ATMABQ07 Mar 2014 / CNET – ALBUQUERQUE, N.M. — It smells like cigars in here, which makes sense because I’m in a cigar bar called Imbibe in the trendy Nob Hill neighborhood of Albuquerque. I’m not here for rye whiskey or a smoke, though. I’m here to buy some bitcoin.

The Lamassu bitcoin kiosk sits prominently on a counter, not far from the door. It’s being promoted as the first publicly available US bitcoin vending machine. If it’s not the first, it’s definitely one of the first. Eric Stromberg, owner of Enchanted Bitcoins, the kiosk operator, stands beside it with an Asus Netbook at the ready.

Stromberg originally wanted to launch the $5,000 machine in San Francisco, but the regulatory tangle was daunting, so he chose New Mexico instead. “New Mexico was one of the few states with friendlier regulations,” he said. For federal compliance reasons that Stromberg calls complicated but doesn’t detail further, he takes down my name, address, and phone number in his Netbook before I can use the machine. He said he has to monitor users of the ATM for “suspicious activity.”

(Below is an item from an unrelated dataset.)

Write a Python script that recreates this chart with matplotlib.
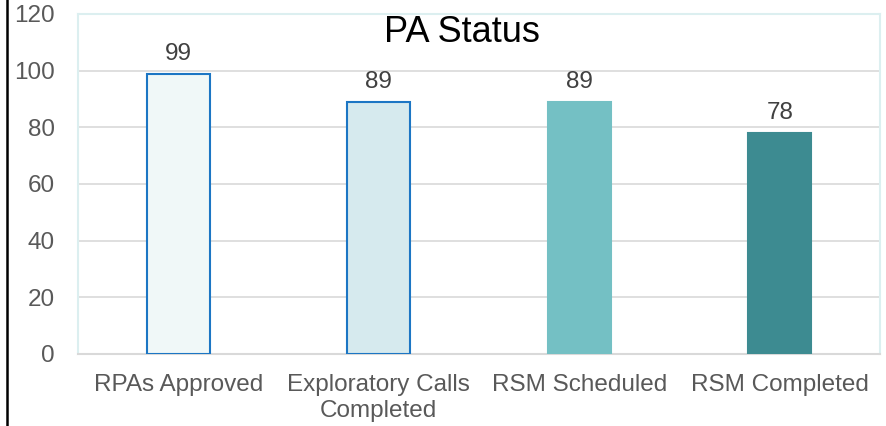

I pull out my trusty old Droid X and open my Bitcoin Wallet app. It displays a QR code connected to my virtual wallet. I scan it up next to a clear window on the machine. The device sucks in my $20 bill and the transaction goes through.

A few seconds later, the wallet on my phone updates and I’ve gone from a balance of 0 bitcoin to 27.90 millibitcoin (millitbitcoin, the default measurement unit for my digital wallet, represents thousandths of a bitcoin; it’s easier to read than tiny fractions). It was all immensely painless.

The Lamassu machine — which is mounted on a metal plate for security and looks a bit like an overgrown classic all-in-one Mac — doesn’t actually give money back. It only changes cash into bitcoin. Stromberg had considered other machines, but settled on this one because his focus is on “making bitcoin easy to get.” He actually installed the machine and had it running more than a week ago. “Essentially no one noticed,” he says.

People are noticing now. I had to wait while two local guys bought some bitcoin using special paper bitcoin “wallets” with QR codes before I had my chance at the kiosk. This kind of wallet allows anyone to just walk up and get bitcoin without having a virtual wallet already.